╔══

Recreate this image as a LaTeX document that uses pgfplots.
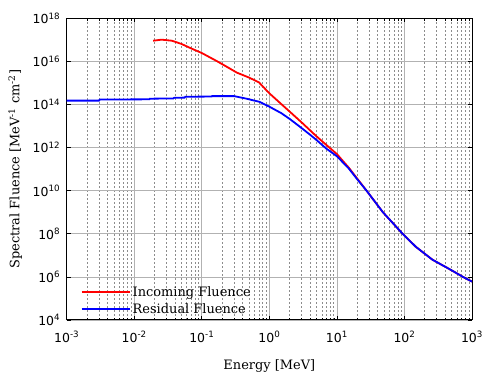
\documentclass[border=0pt]{standalone}
\usepackage{fontspec}
\setmainfont{DejaVu Serif}
\newfontfamily\tickfont{DejaVu Sans}
\usepackage{pgfplots}
\pgfplotsset{compat=1.18}
\begin{document}
\begin{tikzpicture}
\begin{loglogaxis}[
  scale only axis, width=405.3bp, height=301.7bp,
  xmin=1e-3, xmax=1e3, ymin=1e4, ymax=1e18,
  xtick={1e-3,1e-2,1e-1,1,1e1,1e2,1e3},
  xticklabels={10\textsuperscript{-3},10\textsuperscript{-2},10\textsuperscript{-1},10\textsuperscript{0},10\textsuperscript{1},10\textsuperscript{2},10\textsuperscript{3}},
  ytick={1e4,1e6,1e8,1e10,1e12,1e14,1e16,1e18},
  yticklabels={10\textsuperscript{4},10\textsuperscript{6},10\textsuperscript{8},10\textsuperscript{10},10\textsuperscript{12},10\textsuperscript{14},10\textsuperscript{16},10\textsuperscript{18}},
  yminorticks=false,
  /pgf/number format/assume math mode=true,
  tick label style={font=\tickfont\fontsize{12.5}{14}\selectfont},
  xticklabel style={yshift=-8bp},
  yticklabel style={xshift=-3bp},
  label style={font=\fontsize{13}{15}\selectfont},
  xmajorgrids, ymajorgrids, xminorgrids,
  major grid style={black!30, line width=0.7bp},
  minor grid style={black!45, dash pattern=on 1.5bp off 2.5bp, line width=0.7bp},
  tick align=inside, major tick length=4bp, minor tick length=2.5bp,
  every tick/.style={black, line width=0.6bp},
  axis line style={line width=1bp},
  xlabel={Energy [MeV]},
  ylabel={Spectral Fluence [MeV\textsuperscript{-1} cm\textsuperscript{-2}]},
  xlabel style={at={(axis description cs:0.5,-0.163)}, anchor=base},
  ylabel style={at={(axis description cs:-0.127,0.5)}, anchor=center},
  legend style={at={(axis description cs:0,0)}, anchor=south west, xshift=11bp, yshift=1bp,
    draw=none, fill=none, font=\fontsize{13}{15}\selectfont, row sep=1.5bp},
  legend cell align=left,
  legend image code/.code={\draw[#1, line width=1.8bp] (0bp,0bp) -- (38bp,0bp); \path (0bp,0bp) -- (48bp,0bp);},
]
\addplot[red, line width=1.8bp] coordinates {
(0.019,9.12e16) (0.0254,1.02e17) (0.036,9.12e16) (0.05,6.46e16) (0.07,3.98e16)
(0.1,2.45e16) (0.17,1.0e16) (0.25,5.01e15) (0.33,3.02e15) (0.5,1.78e15)
(0.7,1.07e15) (1.0,3.31e14) (1.5,1.05e14) (2.0,4.68e13) (3.0,1.48e13)
(5.0,3.31e12) (7.0,1.32e12) (10,5.01e11) (15,1.17e11) (20,3.63e10)
(27.5,1.0e10) (48,1.0e9) (94,1.0e8) (147,2.51e7) (259,6.31e6)
(471,2.24e6) (736,1.0e6) (1000,6.03e5)
};
\addlegendentry{Incoming Fluence}
\addplot[blue, line width=1.8bp] coordinates {
(0.001,1.51e14) (0.003,1.51e14) (0.0031,1.70e14) (0.0167,1.74e14) (0.017,1.86e14)
(0.038,1.91e14) (0.039,2.04e14) (0.056,2.09e14) (0.057,2.29e14) (0.14,2.34e14)
(0.142,2.45e14) (0.30,2.45e14) (0.46,1.86e14) (0.72,1.32e14) (1.0,7.94e13)
(1.5,3.98e13) (2.0,2.14e13) (2.8,9.55e12) (4.0,3.98e12) (5.0,2.24e12)
(7.0,8.91e11) (10,3.98e11) (15,1.07e11) (20,3.39e10) (27.5,1.0e10)
(48,1.0e9) (94,1.0e8) (147,2.51e7) (259,6.31e6) (471,2.24e6)
(736,1.0e6) (1000,6.03e5)
};
\addlegendentry{Residual Fluence}
\end{loglogaxis}
\pgfresetboundingbox
\path[use as bounding box] (-66.7bp,-55bp) rectangle (433.3bp,320bp);
\end{tikzpicture}
\end{document}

╚══

→ EXERCISE DESCRIPTION:
Copy every line above word for word and exclude the pictures.

→ EXPECTED ANSWER:
Recreate this image as a LaTeX document that uses pgfplots.
\documentclass[border=0pt]{standalone}
\usepackage{fontspec}
\setmainfont{DejaVu Serif}
\newfontfamily\tickfont{DejaVu Sans}
\usepackage{pgfplots}
\pgfplotsset{compat=1.18}
\begin{document}
\begin{tikzpicture}
\begin{loglogaxis}[
  scale only axis, width=405.3bp, height=301.7bp,
  xmin=1e-3, xmax=1e3, ymin=1e4, ymax=1e18,
  xtick={1e-3,1e-2,1e-1,1,1e1,1e2,1e3},
  xticklabels={10\textsuperscript{-3},10\textsuperscript{-2},10\textsuperscript{-1},10\textsuperscript{0},10\textsuperscript{1},10\textsuperscript{2},10\textsuperscript{3}},
  ytick={1e4,1e6,1e8,1e10,1e12,1e14,1e16,1e18},
  yticklabels={10\textsuperscript{4},10\textsuperscript{6},10\textsuperscript{8},10\textsuperscript{10},10\textsuperscript{12},10\textsuperscript{14},10\textsuperscript{16},10\textsuperscript{18}},
  yminorticks=false,
  /pgf/number format/assume math mode=true,
  tick label style={font=\tickfont\fontsize{12.5}{14}\selectfont},
  xticklabel style={yshift=-8bp},
  yticklabel style={xshift=-3bp},
  label style={font=\fontsize{13}{15}\selectfont},
  xmajorgrids, ymajorgrids, xminorgrids,
  major grid style={black!30, line width=0.7bp},
  minor grid style={black!45, dash pattern=on 1.5bp off 2.5bp, line width=0.7bp},
  tick align=inside, major tick length=4bp, minor tick length=2.5bp,
  every tick/.style={black, line width=0.6bp},
  axis line style={line width=1bp},
  xlabel={Energy [MeV]},
  ylabel={Spectral Fluence [MeV\textsuperscript{-1} cm\textsuperscript{-2}]},
  xlabel style={at={(axis description cs:0.5,-0.163)}, anchor=base},
  ylabel style={at={(axis description cs:-0.127,0.5)}, anchor=center},
  legend style={at={(axis description cs:0,0)}, anchor=south west, xshift=11bp, yshift=1bp,
    draw=none, fill=none, font=\fontsize{13}{15}\selectfont, row sep=1.5bp},
  legend cell align=left,
  legend image code/.code={\draw[#1, line width=1.8bp] (0bp,0bp) -- (38bp,0bp); \path (0bp,0bp) -- (48bp,0bp);},
]
\addplot[red, line width=1.8bp] coordinates {
(0.019,9.12e16) (0.0254,1.02e17) (0.036,9.12e16) (0.05,6.46e16) (0.07,3.98e16)
(0.1,2.45e16) (0.17,1.0e16) (0.25,5.01e15) (0.33,3.02e15) (0.5,1.78e15)
(0.7,1.07e15) (1.0,3.31e14) (1.5,1.05e14) (2.0,4.68e13) (3.0,1.48e13)
(5.0,3.31e12) (7.0,1.32e12) (10,5.01e11) (15,1.17e11) (20,3.63e10)
(27.5,1.0e10) (48,1.0e9) (94,1.0e8) (147,2.51e7) (259,6.31e6)
(471,2.24e6) (736,1.0e6) (1000,6.03e5)
};
\addlegendentry{Incoming Fluence}
\addplot[blue, line width=1.8bp] coordinates {
(0.001,1.51e14) (0.003,1.51e14) (0.0031,1.70e14) (0.0167,1.74e14) (0.017,1.86e14)
(0.038,1.91e14) (0.039,2.04e14) (0.056,2.09e14) (0.057,2.29e14) (0.14,2.34e14)
(0.142,2.45e14) (0.30,2.45e14) (0.46,1.86e14) (0.72,1.32e14) (1.0,7.94e13)
(1.5,3.98e13) (2.0,2.14e13) (2.8,9.55e12) (4.0,3.98e12) (5.0,2.24e12)
(7.0,8.91e11) (10,3.98e11) (15,1.07e11) (20,3.39e10) (27.5,1.0e10)
(48,1.0e9) (94,1.0e8) (147,2.51e7) (259,6.31e6) (471,2.24e6)
(736,1.0e6) (1000,6.03e5)
};
\addlegendentry{Residual Fluence}
\end{loglogaxis}
\pgfresetboundingbox
\path[use as bounding box] (-66.7bp,-55bp) rectangle (433.3bp,320bp);
\end{tikzpicture}
\end{document}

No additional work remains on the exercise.